Les Legos, par leur modularité infinie, se prêtent en effet à merveille à de multiples pratiques numériques, comme le remix ou le mashup. La Toile regorge ainsi de Brickfilms, des films d’animation en stopmotion, souvent parodiques, qui rejouent à leur manière toutes les histoires, même les plus inattendues. Les briques Lego elles-mêmes font l’objet de multiples modifications et customisations, par des fans particulièrement actifs sur Internet et structurés en communautés. Ces pratiques ne sont d’ailleurs pas seulement le fait d’amateurs et il existe des professionnels de la modification des briques, qui font commerce de leurs talents.

Lego est bien conscient de l’importance de s’appuyer sur ces communautés pour développer son activité, bien que ces pratiques transformatives impliqueraient qu’il lâche aussi du lest quant au respect de ses droits de propriété intellectuelle. Cette tension se lit clairement entre les lignes de la “Charte de fair play” publiée sur le site de la firme, qui s’efforce de trouver un juste milieu entre lutte contre la contrefaçon et acceptation des pratiques amateurs. L’exercice s’avère compliqué et c’est surtout la défense de sa marque et de son logo qui ressort de la lecture de cette charte, même si Lego accepte par exemple la reprise de certains éléments, comme les instructions de montage et les photos figurant sur sa documentation et les emballages de ses produits.

Sur cette base, il est certain qu’un très grand nombre de sites internet ou de contenus produits par des utilisateurs pourraient être attaqués par Lego, mais bénéficient d’une tolérance relative… qui peut hélas cesser à tout moment, comme l’a montré cette affaire en 2009, où Lego s’appuya sur son copyright pour faire retirer une vidéo sur Youtube dans laquelle des figurines parodiaient le groupe Spinal Tap !

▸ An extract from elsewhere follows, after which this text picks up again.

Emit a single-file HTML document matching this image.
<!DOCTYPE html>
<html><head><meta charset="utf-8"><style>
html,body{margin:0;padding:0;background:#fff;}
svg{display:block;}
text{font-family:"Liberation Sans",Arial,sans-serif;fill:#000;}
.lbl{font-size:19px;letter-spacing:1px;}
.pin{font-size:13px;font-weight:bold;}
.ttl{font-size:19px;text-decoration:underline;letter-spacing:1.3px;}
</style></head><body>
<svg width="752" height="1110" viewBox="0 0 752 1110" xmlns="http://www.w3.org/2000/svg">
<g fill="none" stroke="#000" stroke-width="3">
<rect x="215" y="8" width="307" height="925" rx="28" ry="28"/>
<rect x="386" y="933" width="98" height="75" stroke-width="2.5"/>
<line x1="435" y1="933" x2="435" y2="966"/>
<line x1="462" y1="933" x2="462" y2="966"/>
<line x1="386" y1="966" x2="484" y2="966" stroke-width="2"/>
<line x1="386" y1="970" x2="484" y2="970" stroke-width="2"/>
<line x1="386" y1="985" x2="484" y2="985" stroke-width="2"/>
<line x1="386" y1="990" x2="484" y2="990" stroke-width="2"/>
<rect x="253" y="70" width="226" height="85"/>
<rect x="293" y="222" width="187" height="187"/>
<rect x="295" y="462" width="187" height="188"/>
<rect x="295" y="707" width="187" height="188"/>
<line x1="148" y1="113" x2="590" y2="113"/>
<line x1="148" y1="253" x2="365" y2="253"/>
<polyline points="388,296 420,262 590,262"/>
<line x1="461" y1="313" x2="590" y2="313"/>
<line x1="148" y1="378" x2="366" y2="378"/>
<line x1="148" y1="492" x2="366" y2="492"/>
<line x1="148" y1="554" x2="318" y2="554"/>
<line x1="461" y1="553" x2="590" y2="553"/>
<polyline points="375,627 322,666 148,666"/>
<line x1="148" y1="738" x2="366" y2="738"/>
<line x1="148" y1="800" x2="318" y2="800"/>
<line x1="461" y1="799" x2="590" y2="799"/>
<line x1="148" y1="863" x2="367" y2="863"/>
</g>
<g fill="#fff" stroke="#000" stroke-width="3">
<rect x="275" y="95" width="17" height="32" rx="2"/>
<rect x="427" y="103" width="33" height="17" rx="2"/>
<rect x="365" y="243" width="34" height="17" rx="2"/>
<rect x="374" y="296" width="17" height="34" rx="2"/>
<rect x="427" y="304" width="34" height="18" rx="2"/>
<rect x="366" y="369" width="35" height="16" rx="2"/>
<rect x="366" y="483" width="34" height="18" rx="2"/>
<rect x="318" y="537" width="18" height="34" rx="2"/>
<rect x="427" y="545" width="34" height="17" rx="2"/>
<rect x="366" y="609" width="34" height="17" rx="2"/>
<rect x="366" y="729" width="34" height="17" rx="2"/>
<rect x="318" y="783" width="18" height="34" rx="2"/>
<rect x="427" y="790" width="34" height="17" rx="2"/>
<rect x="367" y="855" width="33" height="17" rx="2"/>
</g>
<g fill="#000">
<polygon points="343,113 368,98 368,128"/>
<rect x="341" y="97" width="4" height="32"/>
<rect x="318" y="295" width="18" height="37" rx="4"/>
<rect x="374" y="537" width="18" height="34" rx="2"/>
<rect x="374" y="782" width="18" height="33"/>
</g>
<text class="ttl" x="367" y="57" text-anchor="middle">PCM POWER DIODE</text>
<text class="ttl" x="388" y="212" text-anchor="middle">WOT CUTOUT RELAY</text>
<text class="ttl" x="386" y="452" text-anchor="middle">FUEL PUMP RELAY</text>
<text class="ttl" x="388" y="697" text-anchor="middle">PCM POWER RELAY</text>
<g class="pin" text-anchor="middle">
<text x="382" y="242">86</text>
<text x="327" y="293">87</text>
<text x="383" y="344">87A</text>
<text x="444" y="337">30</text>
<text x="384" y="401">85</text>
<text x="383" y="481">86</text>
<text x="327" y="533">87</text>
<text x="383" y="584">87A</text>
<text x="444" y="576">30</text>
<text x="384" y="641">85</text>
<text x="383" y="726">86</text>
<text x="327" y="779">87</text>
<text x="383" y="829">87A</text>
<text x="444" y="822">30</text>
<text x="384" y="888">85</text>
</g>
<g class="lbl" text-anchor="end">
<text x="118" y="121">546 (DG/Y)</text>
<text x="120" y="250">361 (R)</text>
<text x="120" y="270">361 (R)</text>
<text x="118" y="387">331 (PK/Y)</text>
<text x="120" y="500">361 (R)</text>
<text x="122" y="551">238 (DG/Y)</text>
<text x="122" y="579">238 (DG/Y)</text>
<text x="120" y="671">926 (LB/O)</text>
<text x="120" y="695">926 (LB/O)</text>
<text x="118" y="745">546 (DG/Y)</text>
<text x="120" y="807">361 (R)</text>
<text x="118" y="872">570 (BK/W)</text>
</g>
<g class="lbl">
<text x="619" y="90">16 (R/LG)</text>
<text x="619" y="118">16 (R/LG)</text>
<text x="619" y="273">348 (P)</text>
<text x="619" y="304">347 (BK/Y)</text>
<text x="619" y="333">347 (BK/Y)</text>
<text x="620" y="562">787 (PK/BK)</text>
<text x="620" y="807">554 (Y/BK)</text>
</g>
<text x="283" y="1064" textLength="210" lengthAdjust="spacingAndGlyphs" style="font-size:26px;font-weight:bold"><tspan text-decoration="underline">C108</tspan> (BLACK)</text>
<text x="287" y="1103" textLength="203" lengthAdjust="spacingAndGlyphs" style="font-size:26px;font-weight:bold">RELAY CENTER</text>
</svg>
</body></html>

Pour autant, Lego a su également conduire des projets innovants, pour libérer certaines de ces productions ou tirer parti de la créativité de ses fans. La firme a par exemple choisi de ne pas poursuivre les hackeurs qui avaient réussi à craquer les programmes incorporés dans les processeurs de sa gamme de briques high-tech Mindstorms, développée en partenariat avec le MIT. Mieux encore, Lego a  accepté de placer plusieurs de ses logiciels en Open Source, pour permettre à la communauté de les faire évoluer.

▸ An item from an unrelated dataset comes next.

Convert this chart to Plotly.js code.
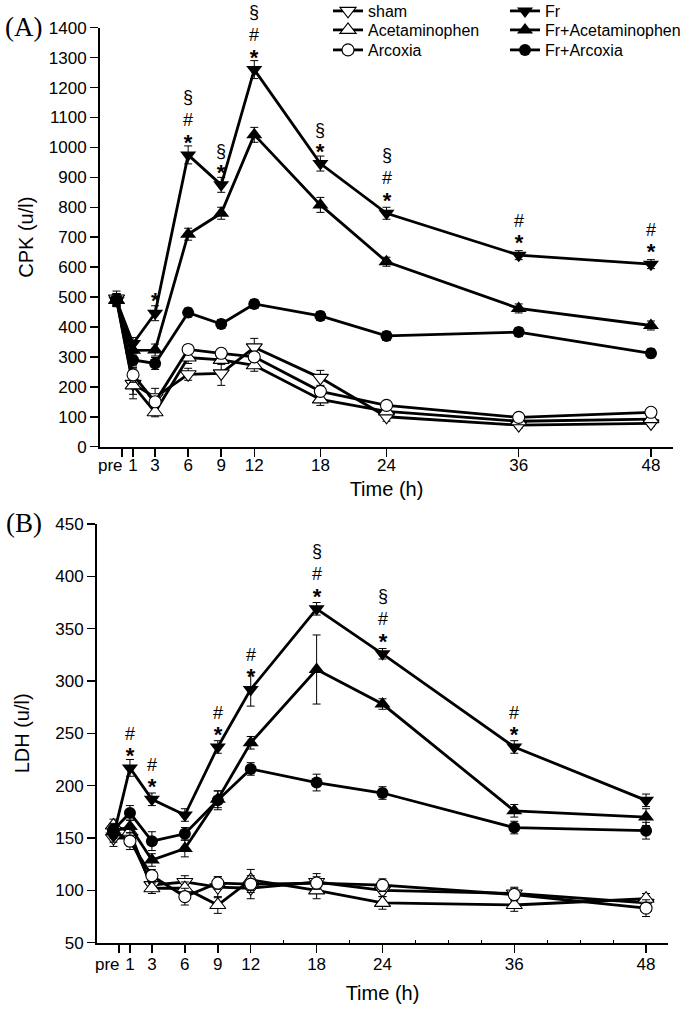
<!DOCTYPE html>
<html>
<head>
<meta charset="utf-8">
<script src="https://cdn.plot.ly/plotly-3.0.1.min.js"></script>
<style>html,body{margin:0;padding:0;background:#fff;}#chart{width:691px;height:1012px;}</style>
</head>
<body>
<div id="chart"></div>
<script>
// ---- data ----
var times = [-0.5, 1, 3, 6, 9, 12, 18, 24, 36, 48];
var tickVals = [0, 1, 3, 6, 9, 12, 18, 24, 36, 48];
var tickText = ['pre', '1', '3', '6', '9', '12', '18', '24', '36', '48'];

// CPK (u/l)
var cpkSham     = [495, 210, 165, 242, 245, 332, 230, 100, 72, 78];
var cpkAcet     = [490, 205, 115, 298, 290, 272, 158, 118, 85, 92];
var cpkArcoxia  = [492, 240, 150, 325, 312, 300, 185, 138, 98, 115];
var cpkFr       = [488, 345, 446, 975, 875, 1260, 946, 780, 640, 610];
var cpkFrAcet   = [490, 322, 323, 710, 780, 1042, 808, 618, 462, 405];
var cpkFrArc    = [490, 290, 278, 448, 410, 477, 437, 370, 383, 312];

var cpkShamErr    = [25, 50, 30, 20, 40, 30, 25, 15, 10, 10];
var cpkAcetErr    = [20, 30, 15, 20, 15, 20, 20, 10, 10, 10];
var cpkArcoxiaErr = [20, 25, 15, 15, 15, 15, 15, 12, 10, 10];
var cpkFrErr      = [20, 20, 25, 30, 25, 30, 25, 20, 15, 15];
var cpkFrAcetErr  = [20, 20, 20, 20, 20, 25, 25, 15, 15, 15];
var cpkFrArcErr   = [20, 20, 20, 15, 15, 15, 15, 15, 15, 15];

// LDH (u/l)
var ldhSham     = [150, 150, 105, 108, 103, 102, 108, 100, 97, 88];
var ldhAcet     = [162, 156, 102, 102, 86, 110, 100, 88, 86, 92];
var ldhArcoxia  = [157, 147, 114, 94, 107, 106, 107, 105, 96, 83];
var ldhFr       = [152, 217, 187, 172, 237, 292, 369, 326, 237, 186];
var ldhFrAcet   = [156, 161, 129, 140, 187, 241, 311, 278, 176, 170];
var ldhFrArc    = [158, 174, 147, 154, 186, 216, 203, 193, 160, 157];

var ldhShamErr    = [8, 8, 5, 6, 10, 10, 8, 6, 6, 5];
var ldhAcetErr    = [6, 6, 5, 6, 8, 10, 8, 6, 6, 5];
var ldhArcoxiaErr = [6, 8, 6, 8, 6, 8, 6, 6, 6, 8];
var ldhFrErr      = [6, 8, 6, 6, 6, 16, 6, 5, 6, 6];
var ldhFrAcetErr  = [6, 6, 6, 8, 8, 6, 33, 5, 6, 8];
var ldhFrArcErr   = [6, 7, 9, 6, 9, 6, 8, 6, 6, 8];

// significance marks above the Fr series
var sigCPK = ['', '', '*', '§<br>#<br>*', '§<br>*', '§<br>#<br>*', '§<br>*', '§<br>#<br>*', '#<br>*', '#<br>*'];
var sigLDH = ['', '#<br>*', '#<br>*', '', '#<br>*', '#<br>*', '§<br>#<br>*', '§<br>#<br>*', '#<br>*', ''];

// ---- series definitions ----
var groups = [
  {name: 'sham',             symbol: 'triangle-down', open: true,  cpk: cpkSham,    cpkErr: cpkShamErr,    ldh: ldhSham,    ldhErr: ldhShamErr},
  {name: 'Acetaminophen',    symbol: 'triangle-up',   open: true,  cpk: cpkAcet,    cpkErr: cpkAcetErr,    ldh: ldhAcet,    ldhErr: ldhAcetErr},
  {name: 'Arcoxia',          symbol: 'circle',        open: true,  cpk: cpkArcoxia, cpkErr: cpkArcoxiaErr, ldh: ldhArcoxia, ldhErr: ldhArcoxiaErr},
  {name: 'Fr',               symbol: 'triangle-down', open: false, cpk: cpkFr,      cpkErr: cpkFrErr,      ldh: ldhFr,      ldhErr: ldhFrErr},
  {name: 'Fr+Acetaminophen', symbol: 'triangle-up',   open: false, cpk: cpkFrAcet,  cpkErr: cpkFrAcetErr,  ldh: ldhFrAcet,  ldhErr: ldhFrAcetErr},
  {name: 'Fr+Arcoxia',       symbol: 'circle',        open: false, cpk: cpkFrArc,   cpkErr: cpkFrArcErr,   ldh: ldhFrArc,   ldhErr: ldhFrArcErr}
];
var legendIds = ['legend', 'legend2', 'legend3', 'legend4', 'legend5', 'legend6'];

function makeTrace(g, gi, yvals, err, xa, ya, showLegend) {
  var isCircle = g.symbol === 'circle';
  return {
    type: 'scatter', mode: 'lines+markers',
    x: times, y: yvals, name: g.name,
    xaxis: xa, yaxis: ya,
    showlegend: showLegend, legend: legendIds[gi],
    line: {color: '#000', width: 2.8},
    marker: {
      symbol: g.symbol,
      size: isCircle ? 12 : 14,
      color: g.open ? '#fff' : '#000',
      line: {color: '#000', width: g.open ? 1.1 : 0}
    },
    error_y: {type: 'data', array: err, visible: true, color: '#000', thickness: 1, width: 4}
  };
}

var traces = [];
groups.forEach(function (g, i) { traces.push(makeTrace(g, i, g.cpk, g.cpkErr, 'x', 'y', true)); });
groups.forEach(function (g, i) { traces.push(makeTrace(g, i, g.ldh, g.ldhErr, 'x2', 'y2', false)); });

var fam = '"Liberation Sans", Arial, sans-serif';
var annFont = {family: fam, size: 18, color: '#000'};

function sigText(s) { return s.replace('*', '<span style="font-size:22px"><b>*</b></span>'); }

var annotations = [];
times.forEach(function (t, i) {
  if (sigCPK[i]) annotations.push({x: t, y: cpkFr[i], xref: 'x', yref: 'y', text: sigText(sigCPK[i]), showarrow: false,
    yanchor: 'bottom', yshift: -2, font: annFont});
  if (sigLDH[i]) annotations.push({x: t, y: ldhFr[i], xref: 'x2', yref: 'y2', text: sigText(sigLDH[i]), showarrow: false,
    yanchor: 'bottom', yshift: -2, font: annFont});
});
// "pre" tick label, set slightly left of its tick as in the original
annotations.push({x: tickVals[0], y: 0, xref: 'x', yref: 'y', text: tickText[0], showarrow: false, xanchor: 'right', yanchor: 'top',
  xshift: 3, yshift: -7, font: {family: fam, size: 17, color: '#000'}});
annotations.push({x: tickVals[0], y: 50, xref: 'x2', yref: 'y2', text: tickText[0], showarrow: false, xanchor: 'right', yanchor: 'top',
  xshift: 3, yshift: -10, font: {family: fam, size: 17, color: '#000'}});
annotations.push({text: '(A)', xref: 'paper', yref: 'paper', x: 3 / 691, y: 1 - 27 / 1012, xanchor: 'left', yanchor: 'middle',
  showarrow: false, font: {family: '"Liberation Serif", "Times New Roman", serif', size: 27, color: '#000'}});
annotations.push({text: '(B)', xref: 'paper', yref: 'paper', x: 4 / 691, y: 1 - 523 / 1012, xanchor: 'left', yanchor: 'middle',
  showarrow: false, font: {family: '"Liberation Serif", "Times New Roman", serif', size: 27, color: '#000'}});

var axisTickText = tickText.slice();
axisTickText[0] = '';

function xAxis(domain, anchor, minorTicks, labelShift, standoff) {
  var ax = {
    domain: domain, anchor: anchor, range: [-2, 50],
    tickmode: 'array', tickvals: tickVals, ticktext: axisTickText, tickangle: 0,
    ticks: 'outside', ticklen: 8, tickwidth: 1.5, tickcolor: '#000',
    ticklabelstandoff: labelShift,
    showline: true, linecolor: '#000', linewidth: 2, mirror: false,
    showgrid: false, zeroline: false,
    tickfont: {family: fam, size: 17, color: '#000'},
    title: {text: 'Time (h)', font: {family: fam, size: 20, color: '#000'}, standoff: standoff}
  };
  if (minorTicks) ax.minor = {tickvals: [15, 21, 27, 30, 33, 39, 42, 45], ticks: 'inside', ticklen: 3, tickcolor: '#000', tickwidth: 1};
  return ax;
}
function yAxis(domain, anchor, range, dtick, title, standoff) {
  return {
    domain: domain, anchor: anchor, range: range, dtick: dtick, tick0: 0,
    ticks: 'outside', ticklen: 8, tickwidth: 1.5, tickcolor: '#000',
    showline: true, linecolor: '#000', linewidth: 2, mirror: false,
    showgrid: false, zeroline: false,
    tickfont: {family: fam, size: 17, color: '#000'},
    title: {text: title, font: {family: fam, size: 20, color: '#000'}, standoff: standoff}
  };
}

function legendBox(xpx, ypx) {
  return {x: xpx / 691, y: 1 - ypx / 1012, xanchor: 'left', yanchor: 'middle', bgcolor: 'rgba(0,0,0,0)', borderwidth: 0,
    font: {family: fam, size: 16, color: '#000'}};
}

var layout = {
  width: 691, height: 1012,
  margin: {l: 0, r: 0, t: 0, b: 0, autoexpand: false},
  paper_bgcolor: '#fff', plot_bgcolor: '#fff',
  font: {family: fam, color: '#000'},
  showlegend: true,
  xaxis: xAxis([100 / 691, 673 / 691], 'y', false, -6, 8),
  yaxis: yAxis([1 - 446.7 / 1012, 1 - 27.7 / 1012], 'x', [0, 1400], 100, 'CPK (u/l)', 10),
  xaxis2: xAxis([97 / 691, 668 / 691], 'y2', true, -3, 13),
  yaxis2: yAxis([1 - 942.7 / 1012, 1 - 524 / 1012], 'x2', [50, 450], 50, 'LDH (u/l)', 20),
  legend:  legendBox(328, 11),
  legend2: legendBox(328, 30),
  legend3: legendBox(328, 50),
  legend4: legendBox(505, 11),
  legend5: legendBox(505, 30),
  legend6: legendBox(505, 50),
  annotations: annotations
};

Plotly.newPlot('chart', traces, layout, {staticPlot: true, displayModeBar: false});
</script>
</body>
</html>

Par ailleurs, Lego a décidé de s’associer à l’intelligence collective, en lançant le projet Cuusoo : une plateforme de crowdsourcing permettant à des utilisateurs de proposer de nouveaux modèles et de les faire évaluer par les internautes. Lorsqu’une proposition rassemble plus de 10 000 supporters (comme ce modèle inspiré de Minecraft), Lego lance sa réalisation et sa commercialisation, en reversant 1% des bénéfices à son concepteur.

Cette expérience participative est assez fascinante, mais juridiquement, Lego ne se départit guère de ses réflexes appropriatifs. Les conditions d’utilisation du site indiquent en effet que les personnes qui soumettent un projet sur la plateforme doivent : “conférer à Lego tous les droits pour pouvoir commercialiser leur idée“, ce qui implique notamment “un droit exclusif de construire, distribuer, mettre en marché et vendre votre idée“. Lego ne restreint pas cependant la possibilité pour le créateur de diffuser ailleurs et de partager son idée, que ce soit sur son site ou sur des profils personnels.

On aurait pu imaginer que Lego ait recours à des licences libres pour jouer la carte de l’Open Source, en plus de celle du Crowdsourcing, ce qui aurait été une manière plus équitable de s’appuyer sur l’intelligence collective de sa communauté. D’autres cas sont encore plus limites, comme celui de ce modèle de croiseur stellaire lancé par Lego l’an dernier, mais qui semble s’inspirer de la réalisation qu’un amateur avait diffusée sur le web.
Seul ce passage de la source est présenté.